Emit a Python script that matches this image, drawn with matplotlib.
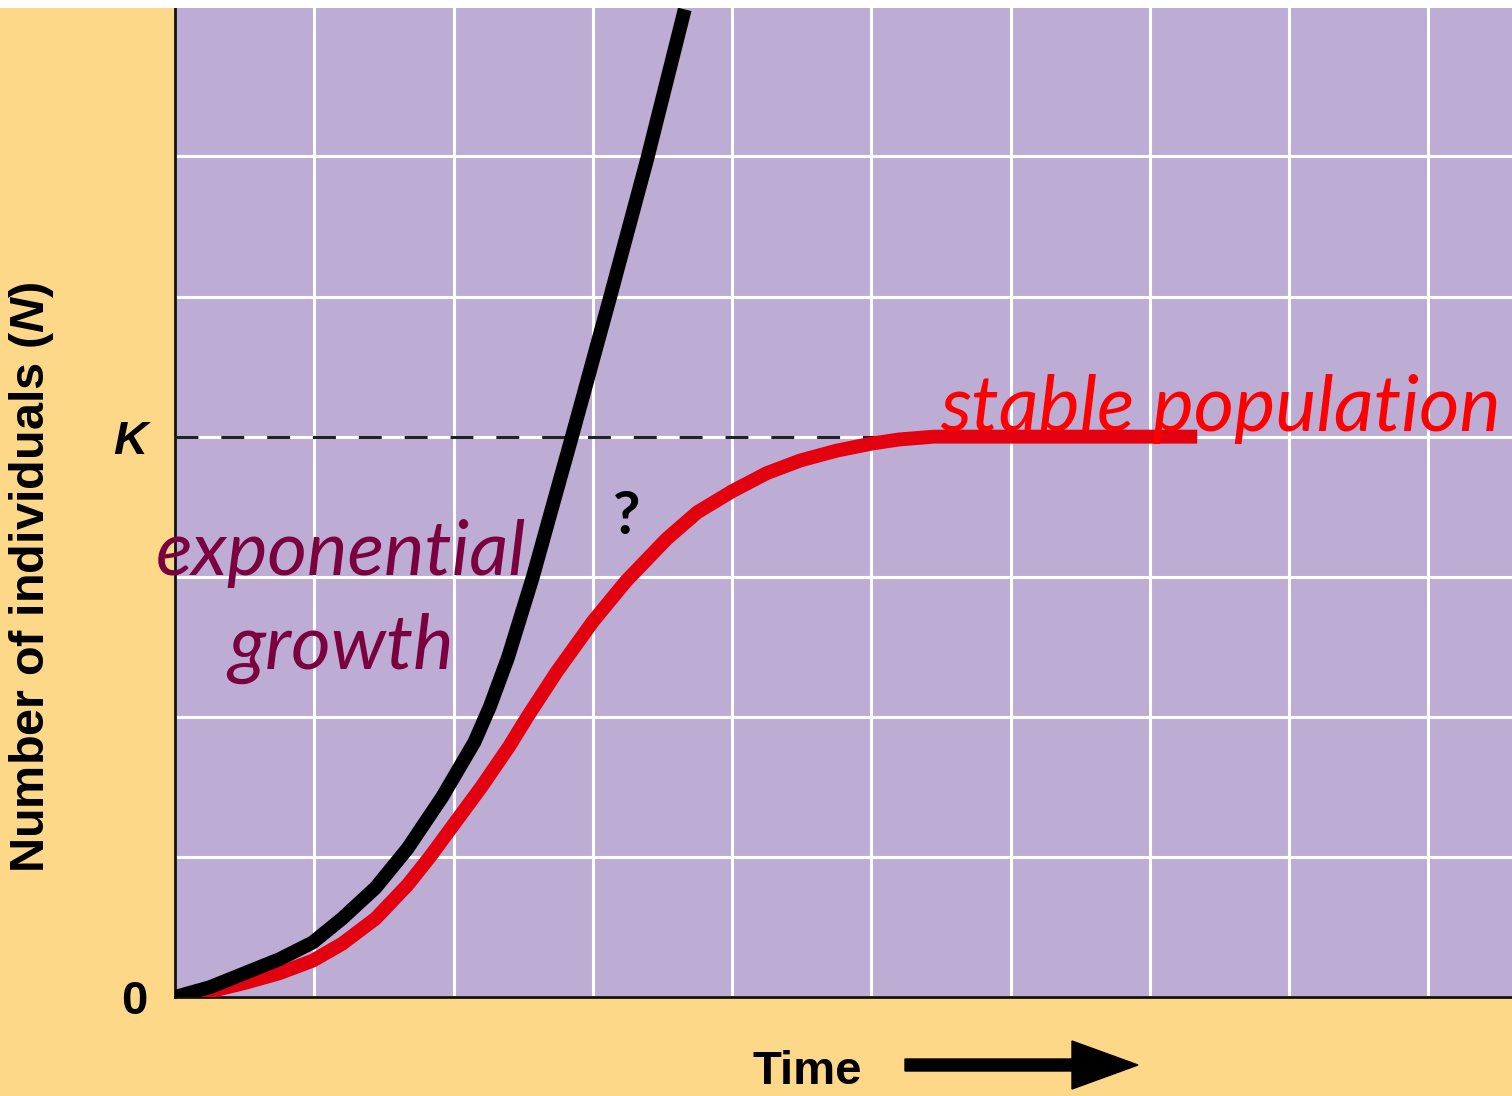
import matplotlib
matplotlib.use('Agg')
import matplotlib.pyplot as plt
from matplotlib.patches import FancyArrow, Rectangle

# values (x in grid cells of time, y in grid cells of N)
exp_time = [0, 0.25, 0.5, 0.75, 0.99, 1.2, 1.44, 1.67, 1.92, 2.15, 2.26, 2.39, 2.57, 2.69, 2.85, 3.12, 3.39, 3.66]
exp_n = [0, 0.07, 0.17, 0.27, 0.39, 0.56, 0.78, 1.06, 1.43, 1.82, 2.07, 2.42, 3.0, 3.43, 4.0, 4.98, 5.98, 7.05]

log_time = [0, 0.25, 0.5, 0.75, 0.99, 1.2, 1.44, 1.67, 1.83, 2.0, 2.2, 2.4, 2.53, 2.74, 3.0, 3.24,
            3.53, 3.75, 4.0, 4.25, 4.49, 4.75, 5.0, 5.2, 5.45, 7.34]
log_n = [0, 0.04, 0.1, 0.17, 0.26, 0.38, 0.56, 0.8, 1.0, 1.23, 1.5, 1.79, 2.0, 2.32, 2.68, 2.97,
         3.27, 3.46, 3.61, 3.74, 3.83, 3.9, 3.95, 3.98, 4.0, 4.0]

K = 4
k_line_end = 5.1
y_ticks = [0, 1, 2, 3, 4, 5, 6]
y_labels = ['0', '', '', '', 'K', '', '']
x_ticks = [1, 2, 3, 4, 5, 6, 7, 8, 9]

orange = '#FDD888'
purple = '#BDADD5'

plt.rcParams['mathtext.fontset'] = 'custom'
plt.rcParams['mathtext.bfit'] = 'Liberation Sans:italic:bold'

fig = plt.figure(figsize=(15.12, 10.96), dpi=100, facecolor=orange)
fig.patches.append(Rectangle((0, 1 - 8 / 1096), 1, 8 / 1096, transform=fig.transFigure,
                             facecolor='white', edgecolor='none'))
ax = fig.add_axes([175 / 1512, 99 / 1096, 1337 / 1512, 989 / 1096])
ax.set_facecolor(purple)

ax.set_xlim(0, 9.6)
ax.set_ylim(0, 7.06)
ax.set_xticks(x_ticks)
ax.set_yticks(y_ticks)
ax.set_yticklabels(y_labels, fontfamily='Liberation Sans', fontweight='bold', fontsize=34)
ax.get_yticklabels()[4].set_fontstyle('italic')
ax.tick_params(axis='x', length=0, labelbottom=False)
ax.tick_params(axis='y', length=0, pad=20)
ax.grid(True, color='white', linewidth=2.2)
ax.set_axisbelow(True)
for s in ['top', 'right']:
    ax.spines[s].set_visible(False)
for s in ['left', 'bottom']:
    ax.spines[s].set_linewidth(2)
    ax.spines[s].set_color('#111111')

ax.plot([0, k_line_end], [K, K], color='#222222', lw=2.2, dashes=(7.5, 7.5), zorder=3)
ax.plot(log_time, log_n, color='#E3000F', lw=10, solid_capstyle='butt', solid_joinstyle='round', zorder=4)
ax.plot(exp_time, exp_n, color='black', lw=10, solid_capstyle='butt', solid_joinstyle='round', zorder=5)

ax.text(1.19, 3.01, 'exponential', color='#7A0040', fontfamily='Lato', fontstyle='italic',
        fontsize=55, ha='center', va='baseline', zorder=6)
ax.text(1.19, 2.34, 'growth', color='#7A0040', fontfamily='Lato', fontstyle='italic',
        fontsize=55, ha='center', va='baseline', zorder=6)
ax.text(5.49, 4.04, 'stable population', color='#FF0000', fontfamily='Lato', fontstyle='italic',
        fontsize=56, ha='left', va='baseline', zorder=6)
ax.text(3.24, 3.43, '?', color='black', fontfamily='Lato', fontweight='bold',
        fontsize=43, ha='center', va='center', zorder=6)

fig.text(32 / 1512, 1 - 577 / 1096, r'Number of individuals ($\mathbfit{N}$)', rotation=90,
         fontfamily='Liberation Sans', fontweight='bold', fontsize=35, ha='center', va='center')
fig.text(807 / 1512, 1 - 1072 / 1096, 'Time', fontfamily='Liberation Sans', fontweight='bold',
         fontsize=34, ha='center', va='center')
fig.patches.append(FancyArrow(9.05, 0.31, 2.33, 0, width=0.12, head_width=0.48, head_length=0.66,
                              length_includes_head=True, color='black',
                              transform=fig.dpi_scale_trans))

fig.savefig('out.png', dpi=100, facecolor=fig.get_facecolor())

**Written problem:** Copy out each line word for word, please, skipping the images.

**Exercise result:**
Emit a Python script that matches this image, drawn with matplotlib.
import matplotlib
matplotlib.use('Agg')
import matplotlib.pyplot as plt
from matplotlib.patches import FancyArrow, Rectangle

# values (x in grid cells of time, y in grid cells of N)
exp_time = [0, 0.25, 0.5, 0.75, 0.99, 1.2, 1.44, 1.67, 1.92, 2.15, 2.26, 2.39, 2.57, 2.69, 2.85, 3.12, 3.39, 3.66]
exp_n = [0, 0.07, 0.17, 0.27, 0.39, 0.56, 0.78, 1.06, 1.43, 1.82, 2.07, 2.42, 3.0, 3.43, 4.0, 4.98, 5.98, 7.05]

log_time = [0, 0.25, 0.5, 0.75, 0.99, 1.2, 1.44, 1.67, 1.83, 2.0, 2.2, 2.4, 2.53, 2.74, 3.0, 3.24,
            3.53, 3.75, 4.0, 4.25, 4.49, 4.75, 5.0, 5.2, 5.45, 7.34]
log_n = [0, 0.04, 0.1, 0.17, 0.26, 0.38, 0.56, 0.8, 1.0, 1.23, 1.5, 1.79, 2.0, 2.32, 2.68, 2.97,
         3.27, 3.46, 3.61, 3.74, 3.83, 3.9, 3.95, 3.98, 4.0, 4.0]

K = 4
k_line_end = 5.1
y_ticks = [0, 1, 2, 3, 4, 5, 6]
y_labels = ['0', '', '', '', 'K', '', '']
x_ticks = [1, 2, 3, 4, 5, 6, 7, 8, 9]

orange = '#FDD888'
purple = '#BDADD5'

plt.rcParams['mathtext.fontset'] = 'custom'
plt.rcParams['mathtext.bfit'] = 'Liberation Sans:italic:bold'

fig = plt.figure(figsize=(15.12, 10.96), dpi=100, facecolor=orange)
fig.patches.append(Rectangle((0, 1 - 8 / 1096), 1, 8 / 1096, transform=fig.transFigure,
                             facecolor='white', edgecolor='none'))
ax = fig.add_axes([175 / 1512, 99 / 1096, 1337 / 1512, 989 / 1096])
ax.set_facecolor(purple)

ax.set_xlim(0, 9.6)
ax.set_ylim(0, 7.06)
ax.set_xticks(x_ticks)
ax.set_yticks(y_ticks)
ax.set_yticklabels(y_labels, fontfamily='Liberation Sans', fontweight='bold', fontsize=34)
ax.get_yticklabels()[4].set_fontstyle('italic')
ax.tick_params(axis='x', length=0, labelbottom=False)
ax.tick_params(axis='y', length=0, pad=20)
ax.grid(True, color='white', linewidth=2.2)
ax.set_axisbelow(True)
for s in ['top', 'right']:
    ax.spines[s].set_visible(False)
for s in ['left', 'bottom']:
    ax.spines[s].set_linewidth(2)
    ax.spines[s].set_color('#111111')

ax.plot([0, k_line_end], [K, K], color='#222222', lw=2.2, dashes=(7.5, 7.5), zorder=3)
ax.plot(log_time, log_n, color='#E3000F', lw=10, solid_capstyle='butt', solid_joinstyle='round', zorder=4)
ax.plot(exp_time, exp_n, color='black', lw=10, solid_capstyle='butt', solid_joinstyle='round', zorder=5)

ax.text(1.19, 3.01, 'exponential', color='#7A0040', fontfamily='Lato', fontstyle='italic',
        fontsize=55, ha='center', va='baseline', zorder=6)
ax.text(1.19, 2.34, 'growth', color='#7A0040', fontfamily='Lato', fontstyle='italic',
        fontsize=55, ha='center', va='baseline', zorder=6)
ax.text(5.49, 4.04, 'stable population', color='#FF0000', fontfamily='Lato', fontstyle='italic',
        fontsize=56, ha='left', va='baseline', zorder=6)
ax.text(3.24, 3.43, '?', color='black', fontfamily='Lato', fontweight='bold',
        fontsize=43, ha='center', va='center', zorder=6)

fig.text(32 / 1512, 1 - 577 / 1096, r'Number of individuals ($\mathbfit{N}$)', rotation=90,
         fontfamily='Liberation Sans', fontweight='bold', fontsize=35, ha='center', va='center')
fig.text(807 / 1512, 1 - 1072 / 1096, 'Time', fontfamily='Liberation Sans', fontweight='bold',
         fontsize=34, ha='center', va='center')
fig.patches.append(FancyArrow(9.05, 0.31, 2.33, 0, width=0.12, head_width=0.48, head_length=0.66,
                              length_includes_head=True, color='black',
                              transform=fig.dpi_scale_trans))

fig.savefig('out.png', dpi=100, facecolor=fig.get_facecolor())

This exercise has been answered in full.